— Start —
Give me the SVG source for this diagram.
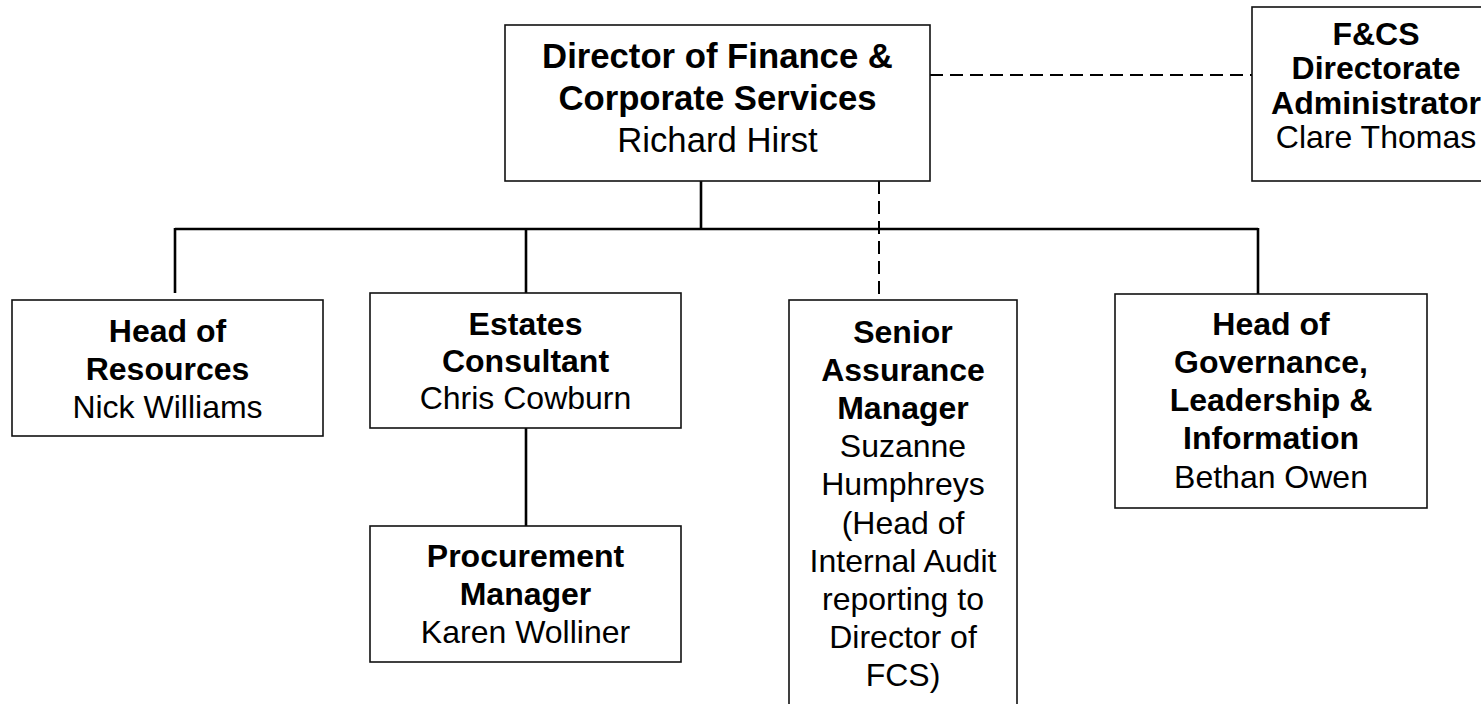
<svg xmlns="http://www.w3.org/2000/svg" width="1481" height="704" viewBox="0 0 1481 704">
<style>
.box{fill:#fff;stroke:#111;stroke-width:1.6}
.t{font-family:"Liberation Sans",Arial,sans-serif;fill:#000;text-anchor:middle}
.b{font-weight:bold}
.conn{stroke:#000;fill:none;stroke-width:2.6}
.dash{stroke:#000;fill:none;stroke-width:2;stroke-dasharray:13 7}
</style>
<rect width="1481" height="704" fill="#fff"/>
<g id="connectors">
<line class="conn" x1="701" y1="181" x2="701" y2="229"/>
<line class="conn" x1="175" y1="229" x2="1258" y2="229" stroke-width="2.2"/>
<line class="conn" x1="175" y1="228" x2="175" y2="293"/>
<line class="conn" x1="526" y1="228" x2="526" y2="293"/>
<line class="conn" x1="1258" y1="228" x2="1258" y2="294"/>
<line class="conn" x1="526" y1="428" x2="526" y2="526"/>
<line class="dash" x1="879" y1="181" x2="879" y2="300"/>
<line class="dash" x1="930" y1="75" x2="1252" y2="75"/>
</g>
<g id="director">
<rect class="box" x="505" y="25" width="425" height="156"/>
<text class="t b" x="717.5" y="68" font-size="34.7">Director of Finance &amp;</text>
<text class="t b" x="717.5" y="110" font-size="34.7">Corporate Services</text>
<text class="t" x="717.5" y="152" font-size="34.7">Richard Hirst</text>
</g>
<g id="administrator">
<rect class="box" x="1252" y="7" width="250" height="174"/>
<text class="t b" x="1376" y="44.5" font-size="32">F&amp;CS</text>
<text class="t b" x="1376" y="79" font-size="32">Directorate</text>
<text class="t b" x="1376" y="113.5" font-size="32">Administrator</text>
<text class="t" x="1376" y="148" font-size="32">Clare Thomas</text>
</g>
<g id="resources">
<rect class="box" x="12" y="300" width="311" height="136"/>
<text class="t b" x="167.5" y="342" font-size="32">Head of</text>
<text class="t b" x="167.5" y="380" font-size="32">Resources</text>
<text class="t" x="167.5" y="418" font-size="32">Nick Williams</text>
</g>
<g id="estates">
<rect class="box" x="370" y="293" width="311" height="135"/>
<text class="t b" x="525.5" y="335" font-size="32">Estates</text>
<text class="t b" x="525.5" y="372" font-size="32">Consultant</text>
<text class="t" x="525.5" y="409" font-size="32">Chris Cowburn</text>
</g>
<g id="procurement">
<rect class="box" x="370" y="526" width="311" height="136"/>
<text class="t b" x="525.5" y="567" font-size="32">Procurement</text>
<text class="t b" x="525.5" y="605" font-size="32">Manager</text>
<text class="t" x="525.5" y="643" font-size="32">Karen Wolliner</text>
</g>
<g id="assurance">
<rect class="box" x="789" y="300" width="228" height="420"/>
<text class="t b" x="903" y="342.5" font-size="32">Senior</text>
<text class="t b" x="903" y="380.7" font-size="32">Assurance</text>
<text class="t b" x="903" y="418.9" font-size="32">Manager</text>
<text class="t" x="903" y="457.1" font-size="32">Suzanne</text>
<text class="t" x="903" y="495.3" font-size="32">Humphreys</text>
<text class="t" x="903" y="533.5" font-size="32">(Head of</text>
<text class="t" x="903" y="571.7" font-size="32">Internal Audit</text>
<text class="t" x="903" y="609.9" font-size="32">reporting to</text>
<text class="t" x="903" y="648.1" font-size="32">Director of</text>
<text class="t" x="903" y="686.3" font-size="32">FCS)</text>
</g>
<g id="governance">
<rect class="box" x="1115" y="294" width="312" height="214"/>
<text class="t b" x="1271" y="334.5" font-size="32">Head of</text>
<text class="t b" x="1271" y="372.8" font-size="32">Governance,</text>
<text class="t b" x="1271" y="411.1" font-size="32">Leadership &amp;</text>
<text class="t b" x="1271" y="449.4" font-size="32">Information</text>
<text class="t" x="1271" y="487.7" font-size="32">Bethan Owen</text>
</g>
</svg>
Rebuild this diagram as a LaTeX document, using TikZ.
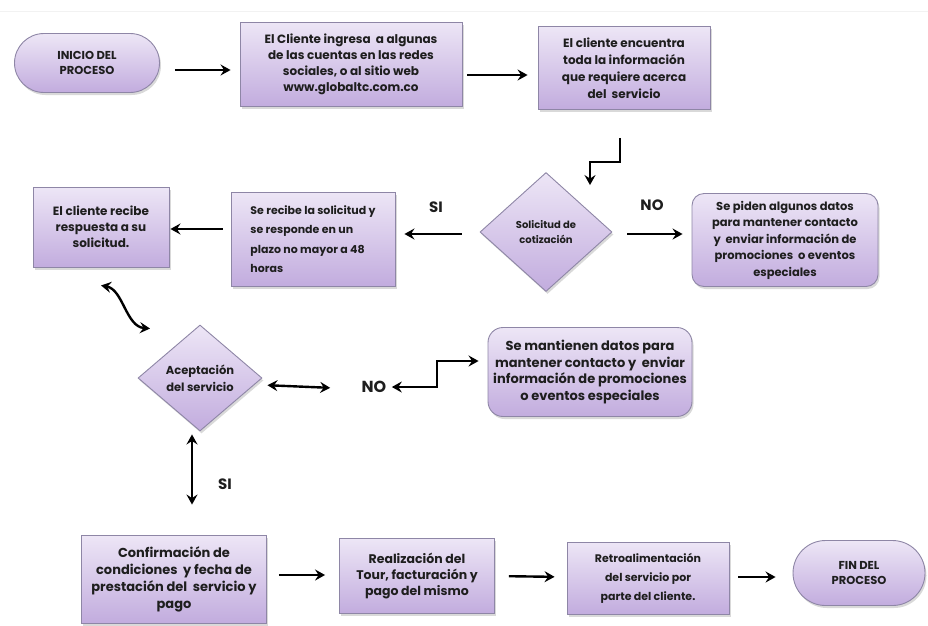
— End —
What to do — Except for the pictures, copy the material above exactly.

Problem solution —
Give me the SVG source for this diagram.
<svg xmlns="http://www.w3.org/2000/svg" width="1481" height="704" viewBox="0 0 1481 704">
<style>
.box{fill:#fff;stroke:#111;stroke-width:1.6}
.t{font-family:"Liberation Sans",Arial,sans-serif;fill:#000;text-anchor:middle}
.b{font-weight:bold}
.conn{stroke:#000;fill:none;stroke-width:2.6}
.dash{stroke:#000;fill:none;stroke-width:2;stroke-dasharray:13 7}
</style>
<rect width="1481" height="704" fill="#fff"/>
<g id="connectors">
<line class="conn" x1="701" y1="181" x2="701" y2="229"/>
<line class="conn" x1="175" y1="229" x2="1258" y2="229" stroke-width="2.2"/>
<line class="conn" x1="175" y1="228" x2="175" y2="293"/>
<line class="conn" x1="526" y1="228" x2="526" y2="293"/>
<line class="conn" x1="1258" y1="228" x2="1258" y2="294"/>
<line class="conn" x1="526" y1="428" x2="526" y2="526"/>
<line class="dash" x1="879" y1="181" x2="879" y2="300"/>
<line class="dash" x1="930" y1="75" x2="1252" y2="75"/>
</g>
<g id="director">
<rect class="box" x="505" y="25" width="425" height="156"/>
<text class="t b" x="717.5" y="68" font-size="34.7">Director of Finance &amp;</text>
<text class="t b" x="717.5" y="110" font-size="34.7">Corporate Services</text>
<text class="t" x="717.5" y="152" font-size="34.7">Richard Hirst</text>
</g>
<g id="administrator">
<rect class="box" x="1252" y="7" width="250" height="174"/>
<text class="t b" x="1376" y="44.5" font-size="32">F&amp;CS</text>
<text class="t b" x="1376" y="79" font-size="32">Directorate</text>
<text class="t b" x="1376" y="113.5" font-size="32">Administrator</text>
<text class="t" x="1376" y="148" font-size="32">Clare Thomas</text>
</g>
<g id="resources">
<rect class="box" x="12" y="300" width="311" height="136"/>
<text class="t b" x="167.5" y="342" font-size="32">Head of</text>
<text class="t b" x="167.5" y="380" font-size="32">Resources</text>
<text class="t" x="167.5" y="418" font-size="32">Nick Williams</text>
</g>
<g id="estates">
<rect class="box" x="370" y="293" width="311" height="135"/>
<text class="t b" x="525.5" y="335" font-size="32">Estates</text>
<text class="t b" x="525.5" y="372" font-size="32">Consultant</text>
<text class="t" x="525.5" y="409" font-size="32">Chris Cowburn</text>
</g>
<g id="procurement">
<rect class="box" x="370" y="526" width="311" height="136"/>
<text class="t b" x="525.5" y="567" font-size="32">Procurement</text>
<text class="t b" x="525.5" y="605" font-size="32">Manager</text>
<text class="t" x="525.5" y="643" font-size="32">Karen Wolliner</text>
</g>
<g id="assurance">
<rect class="box" x="789" y="300" width="228" height="420"/>
<text class="t b" x="903" y="342.5" font-size="32">Senior</text>
<text class="t b" x="903" y="380.7" font-size="32">Assurance</text>
<text class="t b" x="903" y="418.9" font-size="32">Manager</text>
<text class="t" x="903" y="457.1" font-size="32">Suzanne</text>
<text class="t" x="903" y="495.3" font-size="32">Humphreys</text>
<text class="t" x="903" y="533.5" font-size="32">(Head of</text>
<text class="t" x="903" y="571.7" font-size="32">Internal Audit</text>
<text class="t" x="903" y="609.9" font-size="32">reporting to</text>
<text class="t" x="903" y="648.1" font-size="32">Director of</text>
<text class="t" x="903" y="686.3" font-size="32">FCS)</text>
</g>
<g id="governance">
<rect class="box" x="1115" y="294" width="312" height="214"/>
<text class="t b" x="1271" y="334.5" font-size="32">Head of</text>
<text class="t b" x="1271" y="372.8" font-size="32">Governance,</text>
<text class="t b" x="1271" y="411.1" font-size="32">Leadership &amp;</text>
<text class="t b" x="1271" y="449.4" font-size="32">Information</text>
<text class="t" x="1271" y="487.7" font-size="32">Bethan Owen</text>
</g>
</svg>
Rebuild this diagram as a LaTeX document, using TikZ.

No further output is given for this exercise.